Ces dernières semaines, il a été beaucoup question de ces collaborateurs flamands qui « avaient leurs raisons ». Et j’ai entendu beaucoup de politiciens francophones s’insurger, vociférer, et déclarer avec hargne qu’on ne peut pas dire ça et que la collaboration est INACCEPTABLE. C’est facile d’avoir du courage 70 ans plus tard. Mais, au-delà des beaux (ou laids) discours, qui peut dire avec certitude ce qu’il fera une fois immergé dans une situation difficile, face au dilemme entre sens du devoir et responsabilité envers sa famille ? Ce matin, j’ai pu voir ce qu’un tel choix signifiait aujourd’hui. 

Vous le savez sans doute, la situation au Burkina Faso est explosive ce matin. La colère des Burkinabè, qui gronde depuis bien longtemps sous le boisseau du régime, a finalement éclaté. Hier, des manifestants ont incendié le Parlement et saccagé les locaux de la RTB (la radio-télévision publique du Burkina).
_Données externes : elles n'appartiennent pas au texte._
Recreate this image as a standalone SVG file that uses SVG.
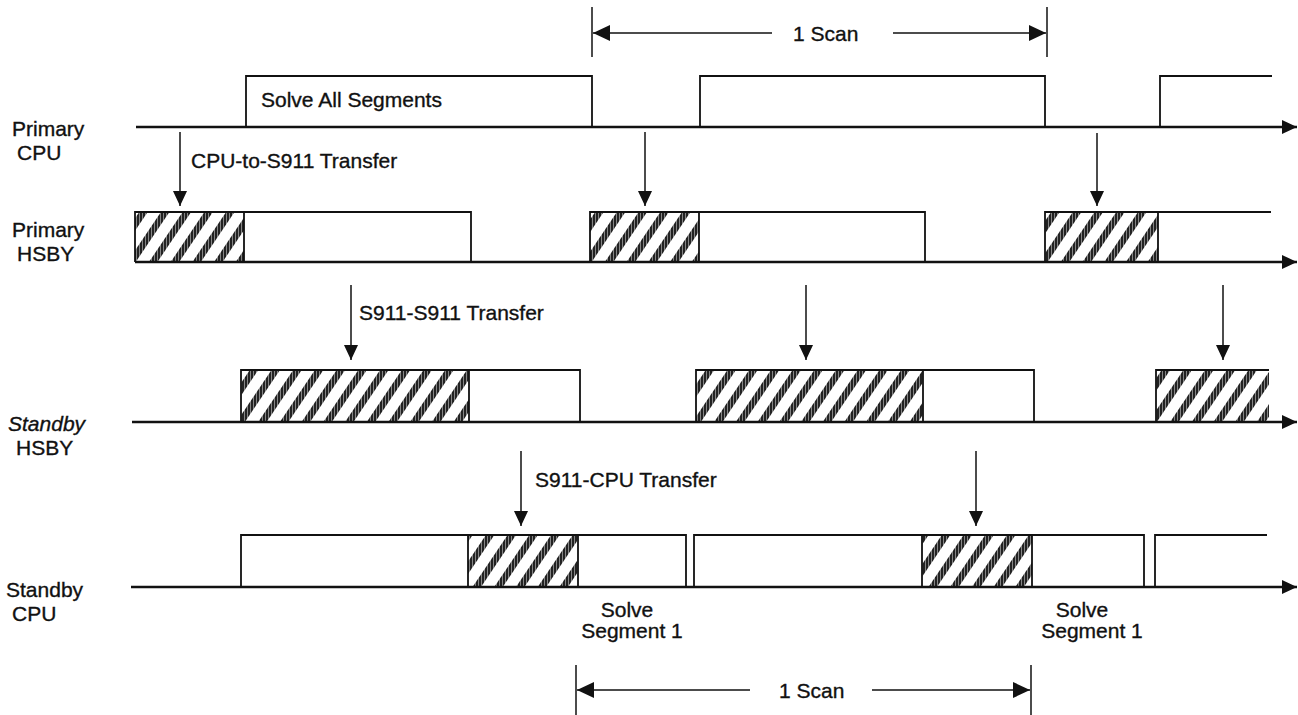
<svg xmlns="http://www.w3.org/2000/svg" width="1298" height="715" viewBox="0 0 1298 715">
<style>
text{font-family:"Liberation Sans",Arial,sans-serif;font-size:21px;fill:#111;stroke:#111;stroke-width:0.35}
.base{stroke:#111;stroke-width:2.5;fill:none}
.pulse{stroke:#111;stroke-width:1.8;fill:none}
.conn{stroke:#111;stroke-width:1.5;fill:none}
.hatch{fill:url(#stripes)}
.tex{fill:url(#fine)}
</style>
<defs>
<marker id="ah" viewBox="0 0 15 14" markerWidth="15" markerHeight="14" refX="15" refY="7" orient="auto" markerUnits="userSpaceOnUse"><path d="M0,0 L15,7 L0,14 z" fill="#111"/></marker>
<marker id="ahs" viewBox="0 0 17 16" markerWidth="17" markerHeight="16" refX="17" refY="8" orient="auto" markerUnits="userSpaceOnUse"><path d="M0,0 L17,8 L0,16 z" fill="#111"/></marker>
<pattern id="stripes" width="18" height="18" patternUnits="userSpaceOnUse" patternTransform="rotate(34)"><rect width="18" height="18" fill="#fff"/><rect x="0" y="0" width="7" height="18" fill="#222"/></pattern>
<pattern id="fine" width="3" height="4" patternUnits="userSpaceOnUse"><rect x="1" y="0" width="1" height="4" fill="#fff" opacity="0.45"/></pattern>
</defs>

<g id="scan-top">
<line class="conn" x1="592" y1="7" x2="592" y2="57"/>
<line class="conn" x1="1047" y1="7" x2="1047" y2="57"/>
<line class="conn" x1="772" y1="33" x2="593" y2="33" stroke-width="2" marker-end="url(#ahs)"/>
<line class="conn" x1="893" y1="33" x2="1046" y2="33" stroke-width="2" marker-end="url(#ahs)"/>
<text x="793" y="41">1 Scan</text>
</g>

<g id="primary-cpu">
<text x="12" y="136">Primary</text>
<text x="17" y="160">CPU</text>
<line class="base" x1="136" y1="127" x2="1297" y2="127" marker-end="url(#ah)"/>
<path class="pulse" d="M246,127 V76 H592 V127"/>
<path class="pulse" d="M700,127 V76 H1045 V127"/>
<path class="pulse" d="M1160,127 V76 H1272"/>
<text x="261" y="107">Solve All Segments</text>
</g>

<g id="primary-hsby">
<text x="12" y="237">Primary</text>
<text x="17" y="261">HSBY</text>
<rect class="hatch" x="135" y="212" width="109" height="50"/>
<rect class="tex" x="135" y="212" width="109" height="50"/>
<rect class="hatch" x="590" y="212" width="109" height="50"/>
<rect class="tex" x="590" y="212" width="109" height="50"/>
<rect class="hatch" x="1045" y="212" width="113" height="50"/>
<rect class="tex" x="1045" y="212" width="113" height="50"/>
<line class="base" x1="135" y1="262" x2="1297" y2="262" marker-end="url(#ah)"/>
<path class="pulse" d="M135,262 V212 H471 V262 M244,212 V262"/>
<path class="pulse" d="M590,262 V212 H925 V262 M699,212 V262"/>
<path class="pulse" d="M1045,262 V212 H1271 M1158,212 V262"/>
</g>

<g id="standby-hsby">
<text x="8" y="431" font-style="italic">Standby</text>
<text x="16" y="455">HSBY</text>
<rect class="hatch" x="241" y="370" width="228" height="52"/>
<rect class="tex" x="241" y="370" width="228" height="52"/>
<rect class="hatch" x="696" y="370" width="227" height="52"/>
<rect class="tex" x="696" y="370" width="227" height="52"/>
<rect class="hatch" x="1156" y="370" width="113" height="52"/>
<rect class="tex" x="1156" y="370" width="113" height="52"/>
<line class="base" x1="132" y1="422" x2="1297" y2="422" marker-end="url(#ah)"/>
<path class="pulse" d="M241,422 V370 H580 V422 M469,370 V422"/>
<path class="pulse" d="M696,422 V370 H1034 V422 M923,370 V422"/>
<path class="pulse" d="M1156,422 V370 H1269"/>
</g>

<g id="standby-cpu">
<text x="6" y="597">Standby</text>
<text x="12" y="621">CPU</text>
<rect class="hatch" x="468" y="535" width="110" height="51"/>
<rect class="tex" x="468" y="535" width="110" height="51"/>
<rect class="hatch" x="922" y="535" width="110" height="51"/>
<rect class="tex" x="922" y="535" width="110" height="51"/>
<line class="base" x1="131" y1="587" x2="1297" y2="587" marker-end="url(#ah)"/>
<path class="pulse" d="M241,586 V535 H686 V586 M468,535 V586 M578,535 V586"/>
<path class="pulse" d="M694,586 V535 H1144 V586 M922,535 V586 M1032,535 V586"/>
<path class="pulse" d="M1155,586 V535 H1267"/>
<text x="627" y="617" text-anchor="middle">Solve</text>
<text x="632" y="638" text-anchor="middle">Segment 1</text>
<text x="1082" y="617" text-anchor="middle">Solve</text>
<text x="1092" y="638" text-anchor="middle">Segment 1</text>
</g>

<g id="scan-bottom">
<line class="conn" x1="576" y1="665" x2="576" y2="715"/>
<line class="conn" x1="1031" y1="665" x2="1031" y2="715"/>
<line class="conn" x1="750" y1="690" x2="577" y2="690" stroke-width="2" marker-end="url(#ahs)"/>
<line class="conn" x1="872" y1="690" x2="1030" y2="690" stroke-width="2" marker-end="url(#ahs)"/>
<text x="779" y="698">1 Scan</text>
</g>

<g id="connectors">
<line class="conn" x1="180" y1="132" x2="180" y2="206" marker-end="url(#ah)"/>
<line class="conn" x1="645" y1="132" x2="645" y2="206" marker-end="url(#ah)"/>
<line class="conn" x1="1097" y1="133" x2="1097" y2="206" marker-end="url(#ah)"/>
<text x="191" y="168">CPU-to-S911 Transfer</text>
<line class="conn" x1="351" y1="285" x2="351" y2="360" marker-end="url(#ah)"/>
<line class="conn" x1="806" y1="285" x2="806" y2="360" marker-end="url(#ah)"/>
<line class="conn" x1="1223" y1="285" x2="1223" y2="360" marker-end="url(#ah)"/>
<text x="359" y="320">S911-S911 Transfer</text>
<line class="conn" x1="521" y1="451" x2="521" y2="526" marker-end="url(#ah)"/>
<line class="conn" x1="976" y1="451" x2="976" y2="526" marker-end="url(#ah)"/>
<text x="535" y="487">S911-CPU Transfer</text>
</g>
</svg>
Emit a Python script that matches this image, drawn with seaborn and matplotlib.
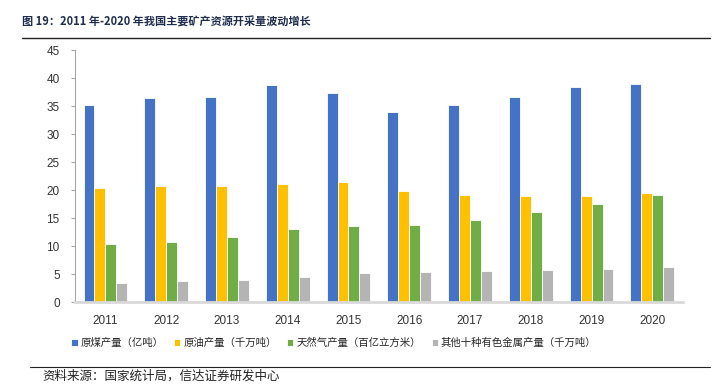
import pandas as pd
import seaborn as sns
import matplotlib.pyplot as plt
from matplotlib.lines import Line2D

years = ['2011', '2012', '2013', '2014', '2015', '2016', '2017', '2018', '2019', '2020']
coal = [35.2, 36.4, 36.7, 38.7, 37.4, 34.0, 35.2, 36.7, 38.4, 38.9]
oil = [20.4, 20.7, 20.8, 21.1, 21.4, 19.9, 19.1, 18.9, 19.0, 19.4]
gas = [10.3, 10.8, 11.7, 13.0, 13.5, 13.7, 14.7, 16.0, 17.5, 19.2]
metals = [3.4, 3.7, 4.0, 4.4, 5.1, 5.3, 5.5, 5.7, 5.9, 6.2]
series_names = ['原煤产量（亿吨）', '原油产量（千万吨）', '天然气产量（百亿立方米）', '其他十种有色金属产量（千万吨）']
colors = ['#4472C4', '#FFC000', '#70AD47', '#B4B4B4']

rows = []
for name, vals in zip(series_names, [coal, oil, gas, metals]):
    for y, v in zip(years, vals):
        rows.append({'year': y, 'series': name, 'value': v})
df = pd.DataFrame(rows)

sns.set_style('white')
plt.rcParams['font.family'] = ['Noto Sans CJK SC', 'DejaVu Sans']

fig = plt.figure(figsize=(7.24, 3.87), dpi=100)
ax = fig.add_axes([0.1036, 0.2196, 0.8394, 0.651])

sns.barplot(data=df, x='year', y='value', hue='series', palette=colors,
            width=0.72, ax=ax, edgecolor='white', linewidth=0.6, saturation=1)

ax.set_ylim(0, 45)
ax.set_xlim(-0.5, 9.5)
ax.set_yticks(range(0, 46, 5))
ax.set_xlabel('')
ax.set_ylabel('')
for s in ['top', 'right']:
    ax.spines[s].set_visible(False)
ax.spines['left'].set_color('#A6A6A6')
ax.spines['left'].set_linewidth(0.8)
ax.spines['bottom'].set_color('#D9D9D9')
ax.spines['bottom'].set_linewidth(2)
ax.tick_params(axis='y', left=True, length=3, color='#A6A6A6', labelsize=8.5,
               labelcolor='#333333', pad=8)
ax.tick_params(axis='x', bottom=False, labelsize=8.5, labelcolor='#333333', pad=6)
for lab in ax.get_xticklabels() + ax.get_yticklabels():
    lab.set_family('Liberation Sans')

ax.legend(loc='center', bbox_to_anchor=(0.426, -0.163), ncol=4, frameon=False,
          fontsize=7.5, handlelength=0.6, handleheight=0.6, handletextpad=0.3,
          columnspacing=1.0)

fig.text(0.03, 0.943, '图 19：2011 年-2020 年我国主要矿产资源开采量波动增长',
         fontsize=8, fontweight='bold', color='#1F2D4D', va='center')
fig.add_artist(Line2D([0.03, 0.981], [0.902, 0.902], color='#222222', lw=1.0))
fig.add_artist(Line2D([0.041, 0.981], [0.052, 0.052], color='#222222', lw=0.8))
fig.text(0.058, 0.028, '资料来源：国家统计局，信达证券研发中心', fontsize=9,
         style='italic', color='#222222', va='center')

fig.savefig('out.png', dpi=100)
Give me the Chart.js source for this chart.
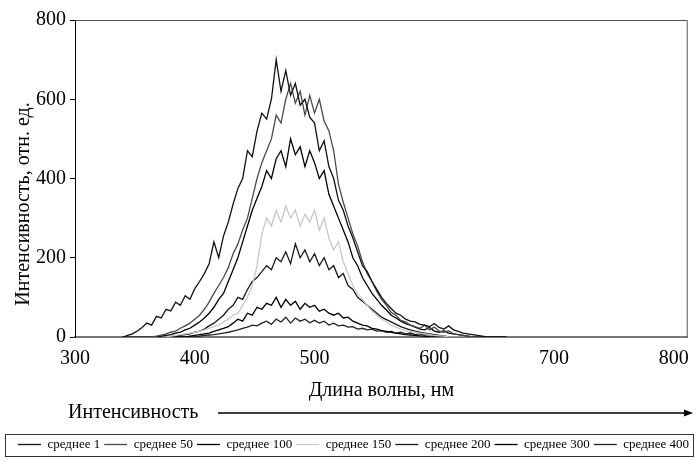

Ils ont eu gain de cause: en hâte, le gouvernement a retiré son projet d’amendement de l’article 37 de la Constitution qui aurait donné au président Blaise Compaoré la possibilité de se représenter aux élections présidentielles. Après la démission du gouvernement et des consultations avec l’opposition, l’armée a pris le pouvoir pour « assurer la transition ».

Le vrai courage

Lors d’un récent séjour au Faso, j’ai eu l’occasion de rencontrer pas mal de gens et de discuter politique avec eux. J’ai aussi vu naître quelques amitiés que j’essaie de cultiver malgré la distance et les difficultés de communication avec le pays (internet, au Faso, c’est quatre heures par jour quand tout va bien). Ce matin, donc, j’ai été tout content de voir qu’un de mes amis ouagalais était connecté sur Facebook. C’est un quadra respectable, père de famille, avec un bon job, ce qui n’est pas nécessairement évident au Faso. Après m’avoir rassuré sur sa situation, nous avons brièvement discuté de la situation.

Lui: La journée d’aujourd’hui sera déterminante pour le Faso

Moi: C’est ce qu’il semble, vu d’ici. Si je comprends bien, l’armée a pris le pouvoir mais Blaise Compaoré n’a pas démissionné?

Lui: L’armée fait dans le flou total, comme si le message de la population n’était pas clair. Elle nous a fait perdre du temps hier. Aujourd’hui non. C’est décidé!

Moi: Vous partez manifester ?

Lui: Oui, Fred. Je me fais un bon petit gueuleton, puis je file à la place des Nations avec ma caméra et mon sifflet.

 

Pour moi, le courage, c’est ça. Un père de famille qui s’en va, malgré les risques, braver la police et l’armée pour faire changer la situation dans son pays. Chapeau bas, mon ami. Que Dieu te garde.